Pat: Are you planning on doing that this year?
Tori: Not this year. I won't be, I don't even know if I'll be in the country by that time. I go back to London after the tour and um, I'm pretty exhausted, so...
Pat: 200 dates is a lot, so.
Tori: Yeah.
Pat: Yeah, but actually, I think a little bit later on, if we can get you to hang out, you will be recording some songs for HFS.
Tori: Yes.
Pat: Some holiday songs.
Tori: Yeah.
Pat: So I look forward to that. Well, can you hang out for a little bit?
Tori: Yeah, we'll hang out.
Pat: Love to have you hang out. And don't go away, we'll be back with Tori Amos. 99.1 HFS.
[commercials]
Pat: 99.1 HFS cafe, open a little late today, actually, doing a late lunch with Tori Amos. Tori, thanks so much for stopping by. Get your headphones there.
Tori: Thanks, Pat. Ok, we doiing a tune now?
Pat: Yeah, definitely.
Tori: Ok. I'm just getting my seat.
Pat: Just getting all situated there.
Tori performs Crucify.
[applause]
Pat: It's Tori Amos live at 99.1 HFS, and Crucify. That's very, very nice. Uh, water, water. She's drinking lots of water, now. Tori um, you know today we have a couple, actually, winners with us. Carolyn Sullivan, Scott Striffler and his daughter, Tori. Tori, we have two Toris in the studio today.
Tori: And Tori's in the studio.
Pat: Yeah, I wanted to say welcome, Tori.
Tori: Tori, you wanna say hi? Come here, come here. Come say hi on the radio. She uh, she's a piano player and this is her real name. Not like me who, you know, made it up myself, for me. Come here, say hi, and you can hear yourself say hi. See, listen. Say hi to everybody. You can say hi. Come on, they think I'm lying.
little Tori: [laughs shyly] Pat: Hi, Tori.
little Tori: Hi.
Pat: How you doin'?
little Tori: Fine.
Pat: Good, I'm glad you could come by.
little Tori: Thank you.
Pat: Ok, we're glad to have you here. Tori, a lot of other people have actually, you know, faxed in a paragraph or so, why they should have lunch with you today, and a couple of them I thought you'd want to hear. This is from Bruce Warden who works at NASA: "I believe that I should be the one to have lunch with Tori Amos because I have a PhD in seismology from the California Institute of Technology and therefore Tori and I could talk about little earthquakes.
Tori: Oh my, there you go.
Pat: So thank you, Bruce, and I wanted to say thanks to everybody that did fax in today.
Tori: Thanks, Bruce.
Pat: Yeah. So aside from touring like a fiend, you're also busy with a couple other projects. You have a songbook coming out from Little Earthquakes.

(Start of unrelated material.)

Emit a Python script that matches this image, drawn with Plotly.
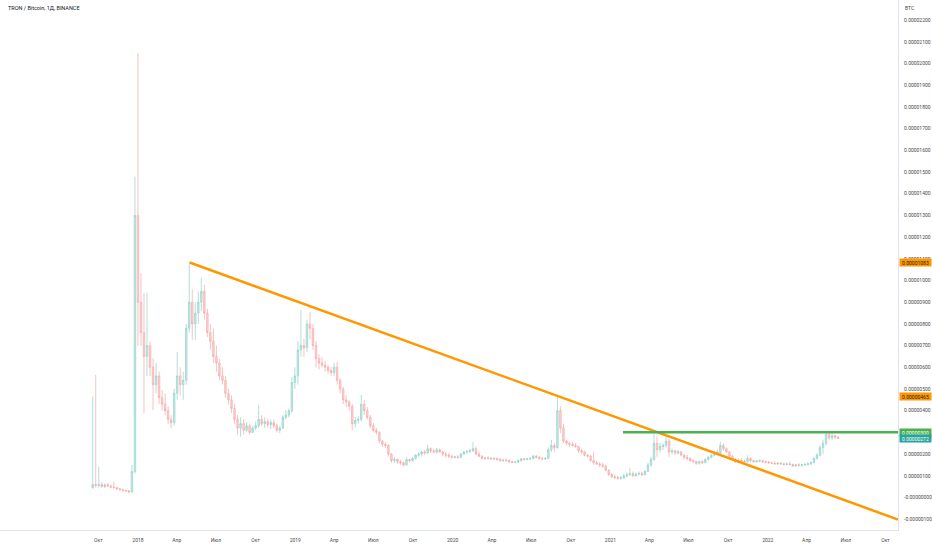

Tori: Yeah, it's just come out. It came out um, my heavens, I think last week. You know, I don't even know what day it is, to be honest with you, I just get up. I don't have weekends, I get up and do another show. And um, I know I'm in my, you know, hometown, because my brother and sister have like, left messages and stuff. So I at least have enough awareness to figure that out. But for the most part um, it's really funny how you can become such a space case. When you're up on another plane and it's another stage, and I'm not complaining, it's just, it just gets difficult to remember where you are. But the songbook is -- listen to me rambling on [laughs] -- the songbook has all the songs in it, all the manuscripts, and I wrote a poem about each tune. It's like the inception of each song, a little bit. Not to give too much away, but just kind of a different take on 'em. Almost like their own biography. And then there are pictures from backstage shots, shots on the road that aren't anywhere else. I spent months going over the manuscript so that the music is, well I'm trying to make it as true as possible. So we've spent months doing that. That's coming out and the longform video of on the road is coming out. And um, Winter the EP -- it's a little EP of b-sides from England -- is coming out. Within, all within two weeks.

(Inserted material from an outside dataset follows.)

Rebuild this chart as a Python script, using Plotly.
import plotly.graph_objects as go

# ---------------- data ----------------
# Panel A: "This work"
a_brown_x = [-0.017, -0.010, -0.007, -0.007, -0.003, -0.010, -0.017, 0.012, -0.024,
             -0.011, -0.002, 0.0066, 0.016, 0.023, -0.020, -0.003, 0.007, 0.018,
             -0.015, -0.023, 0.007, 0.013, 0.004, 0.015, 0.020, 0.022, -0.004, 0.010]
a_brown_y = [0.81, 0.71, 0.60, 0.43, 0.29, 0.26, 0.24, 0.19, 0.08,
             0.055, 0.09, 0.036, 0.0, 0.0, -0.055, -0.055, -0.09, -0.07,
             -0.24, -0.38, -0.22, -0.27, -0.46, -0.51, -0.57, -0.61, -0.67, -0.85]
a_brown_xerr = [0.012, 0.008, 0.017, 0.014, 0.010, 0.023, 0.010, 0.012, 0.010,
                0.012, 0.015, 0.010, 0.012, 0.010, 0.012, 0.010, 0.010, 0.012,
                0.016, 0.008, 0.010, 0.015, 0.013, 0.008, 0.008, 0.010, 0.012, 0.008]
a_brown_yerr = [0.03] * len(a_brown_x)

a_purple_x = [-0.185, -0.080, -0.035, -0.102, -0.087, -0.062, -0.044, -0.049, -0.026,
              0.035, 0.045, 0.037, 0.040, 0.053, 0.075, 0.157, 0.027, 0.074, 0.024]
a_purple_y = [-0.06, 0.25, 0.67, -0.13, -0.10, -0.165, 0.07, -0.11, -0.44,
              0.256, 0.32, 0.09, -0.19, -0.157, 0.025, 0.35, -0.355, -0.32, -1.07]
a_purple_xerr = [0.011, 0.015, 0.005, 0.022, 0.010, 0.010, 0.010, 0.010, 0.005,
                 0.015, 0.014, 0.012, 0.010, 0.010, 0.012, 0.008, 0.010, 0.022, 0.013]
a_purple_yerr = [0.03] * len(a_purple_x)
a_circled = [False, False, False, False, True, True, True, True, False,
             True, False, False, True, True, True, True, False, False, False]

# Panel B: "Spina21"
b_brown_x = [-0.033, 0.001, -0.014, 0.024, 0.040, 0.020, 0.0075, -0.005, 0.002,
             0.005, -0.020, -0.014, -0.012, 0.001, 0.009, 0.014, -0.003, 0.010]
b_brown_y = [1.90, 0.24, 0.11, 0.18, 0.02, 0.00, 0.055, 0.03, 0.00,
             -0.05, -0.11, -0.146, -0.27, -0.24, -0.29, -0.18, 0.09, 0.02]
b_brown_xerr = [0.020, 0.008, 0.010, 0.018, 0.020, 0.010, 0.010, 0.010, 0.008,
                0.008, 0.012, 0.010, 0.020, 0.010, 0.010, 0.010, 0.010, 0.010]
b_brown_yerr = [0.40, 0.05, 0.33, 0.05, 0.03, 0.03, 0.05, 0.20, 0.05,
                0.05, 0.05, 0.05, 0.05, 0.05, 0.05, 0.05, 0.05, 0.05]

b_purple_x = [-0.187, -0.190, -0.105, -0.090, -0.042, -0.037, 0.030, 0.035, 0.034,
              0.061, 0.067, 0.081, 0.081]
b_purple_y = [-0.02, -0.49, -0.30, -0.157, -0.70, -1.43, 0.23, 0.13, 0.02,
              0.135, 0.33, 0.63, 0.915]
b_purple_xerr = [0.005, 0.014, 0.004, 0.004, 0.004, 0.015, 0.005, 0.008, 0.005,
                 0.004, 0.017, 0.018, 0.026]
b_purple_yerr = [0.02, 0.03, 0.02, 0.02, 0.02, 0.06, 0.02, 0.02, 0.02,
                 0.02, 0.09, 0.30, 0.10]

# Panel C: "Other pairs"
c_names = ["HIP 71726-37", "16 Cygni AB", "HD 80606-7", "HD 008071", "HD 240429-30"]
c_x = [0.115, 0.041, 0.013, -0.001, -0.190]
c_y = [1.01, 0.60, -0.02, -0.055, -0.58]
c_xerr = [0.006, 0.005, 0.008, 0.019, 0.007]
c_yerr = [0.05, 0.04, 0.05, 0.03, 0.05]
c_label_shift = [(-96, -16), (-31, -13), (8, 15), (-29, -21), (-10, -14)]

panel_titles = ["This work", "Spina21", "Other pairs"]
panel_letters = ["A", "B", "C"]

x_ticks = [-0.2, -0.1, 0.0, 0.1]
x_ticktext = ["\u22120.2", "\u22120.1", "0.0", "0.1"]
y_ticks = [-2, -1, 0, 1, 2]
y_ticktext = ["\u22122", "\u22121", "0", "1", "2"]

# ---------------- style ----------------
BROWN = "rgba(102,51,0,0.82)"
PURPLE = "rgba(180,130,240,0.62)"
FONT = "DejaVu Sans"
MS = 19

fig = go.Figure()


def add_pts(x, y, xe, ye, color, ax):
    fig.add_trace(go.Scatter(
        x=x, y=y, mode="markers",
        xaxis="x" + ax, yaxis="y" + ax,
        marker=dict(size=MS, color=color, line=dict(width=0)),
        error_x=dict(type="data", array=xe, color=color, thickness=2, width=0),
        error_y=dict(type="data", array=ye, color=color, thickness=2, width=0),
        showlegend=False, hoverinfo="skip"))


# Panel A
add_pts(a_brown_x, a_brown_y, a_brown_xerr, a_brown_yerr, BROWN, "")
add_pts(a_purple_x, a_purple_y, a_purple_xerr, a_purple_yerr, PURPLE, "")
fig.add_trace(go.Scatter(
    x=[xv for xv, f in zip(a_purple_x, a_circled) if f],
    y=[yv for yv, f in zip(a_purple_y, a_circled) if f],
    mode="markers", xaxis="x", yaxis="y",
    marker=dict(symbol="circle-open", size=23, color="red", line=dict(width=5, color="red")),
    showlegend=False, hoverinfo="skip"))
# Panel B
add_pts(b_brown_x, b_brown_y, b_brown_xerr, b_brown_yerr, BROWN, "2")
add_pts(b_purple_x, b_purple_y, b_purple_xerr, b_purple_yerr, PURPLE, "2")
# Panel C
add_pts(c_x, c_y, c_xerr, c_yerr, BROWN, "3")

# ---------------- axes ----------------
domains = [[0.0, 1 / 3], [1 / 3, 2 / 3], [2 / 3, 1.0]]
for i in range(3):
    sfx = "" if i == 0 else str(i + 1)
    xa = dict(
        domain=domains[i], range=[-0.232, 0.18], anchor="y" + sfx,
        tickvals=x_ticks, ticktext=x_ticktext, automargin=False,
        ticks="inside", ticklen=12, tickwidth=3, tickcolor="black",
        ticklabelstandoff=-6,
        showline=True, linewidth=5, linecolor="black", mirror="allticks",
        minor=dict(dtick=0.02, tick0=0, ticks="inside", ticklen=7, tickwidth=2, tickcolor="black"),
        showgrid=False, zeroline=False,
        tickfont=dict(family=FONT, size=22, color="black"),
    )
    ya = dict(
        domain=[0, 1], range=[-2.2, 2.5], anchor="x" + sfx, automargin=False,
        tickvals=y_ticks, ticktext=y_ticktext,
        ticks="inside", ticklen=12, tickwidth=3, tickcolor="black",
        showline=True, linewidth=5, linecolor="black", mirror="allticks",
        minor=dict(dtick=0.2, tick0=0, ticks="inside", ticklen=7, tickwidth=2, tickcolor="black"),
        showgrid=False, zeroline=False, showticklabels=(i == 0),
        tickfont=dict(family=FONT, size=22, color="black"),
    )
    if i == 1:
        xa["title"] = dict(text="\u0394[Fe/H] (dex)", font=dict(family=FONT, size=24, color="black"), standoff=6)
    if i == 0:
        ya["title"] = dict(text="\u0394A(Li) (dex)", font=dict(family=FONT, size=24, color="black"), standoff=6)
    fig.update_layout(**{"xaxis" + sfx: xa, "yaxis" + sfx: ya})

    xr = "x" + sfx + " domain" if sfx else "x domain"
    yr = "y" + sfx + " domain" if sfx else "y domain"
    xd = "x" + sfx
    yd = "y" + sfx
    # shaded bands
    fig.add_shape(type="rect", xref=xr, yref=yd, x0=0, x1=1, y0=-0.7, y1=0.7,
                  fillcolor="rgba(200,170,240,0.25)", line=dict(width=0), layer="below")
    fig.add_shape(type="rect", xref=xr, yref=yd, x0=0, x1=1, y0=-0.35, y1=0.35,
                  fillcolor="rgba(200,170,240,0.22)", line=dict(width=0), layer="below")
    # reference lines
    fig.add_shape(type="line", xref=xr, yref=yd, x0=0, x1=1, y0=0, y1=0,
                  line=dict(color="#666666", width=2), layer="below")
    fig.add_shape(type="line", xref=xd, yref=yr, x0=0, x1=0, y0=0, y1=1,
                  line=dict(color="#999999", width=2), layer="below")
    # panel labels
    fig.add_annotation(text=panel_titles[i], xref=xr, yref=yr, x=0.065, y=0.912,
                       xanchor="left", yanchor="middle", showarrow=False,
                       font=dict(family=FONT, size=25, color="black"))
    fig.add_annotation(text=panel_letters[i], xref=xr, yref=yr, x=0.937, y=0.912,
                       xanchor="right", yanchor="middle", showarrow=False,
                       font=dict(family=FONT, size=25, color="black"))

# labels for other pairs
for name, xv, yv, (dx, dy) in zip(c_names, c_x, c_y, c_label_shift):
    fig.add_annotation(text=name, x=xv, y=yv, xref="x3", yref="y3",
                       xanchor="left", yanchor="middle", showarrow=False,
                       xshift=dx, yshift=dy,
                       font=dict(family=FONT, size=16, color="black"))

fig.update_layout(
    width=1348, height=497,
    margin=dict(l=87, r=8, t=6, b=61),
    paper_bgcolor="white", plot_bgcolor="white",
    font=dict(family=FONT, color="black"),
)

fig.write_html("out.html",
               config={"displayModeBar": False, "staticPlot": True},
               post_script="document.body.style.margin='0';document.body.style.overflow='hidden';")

Pat: Yeah. Now, when you actually write songs, I mean like you mention the songbook, do you use sheet music and actually script things out?
Tori: No. No, no, no, no, no, no, no. Ghetto-blaster, man.
Pat: I was gonna say, you'd be very, very trained, then.
Tori: No, no. No, I can't, I didn't do it. There was a guy that did it. Frank. He was in his 60s. He'd be calling me up, he'd go, "Tori, what are you doing? You gotta write stuff in the key of C, this is driving me crazy, out of my mind." And so he and I worked with it to try and make it as way-accurate as possible.
Pat: Frank.
Tori: Frank.
Pat: Frank, ok. Tori Amos is with us at 99.1 WHFS Annapolis. And Tori, I want to thank you for stopping by.
Tori: Thank you.
Pat: If you would, I think everyone would love it if you could do one more song, if you...
Tori: Oh, right. Ok.
Pat: I think we have... You're not running off anywhere.
Tori: Alright, alright. We'll do one more, we'll do one more.
Tori performs Winter.
[applause]
Tori: Thanks, guys. I just want to thank everybody for being so great out there. You've been so supportive and I just really want to thank you.
Pat: I want to thank you for stopping by. And Tori Amos at 99.1 HFS.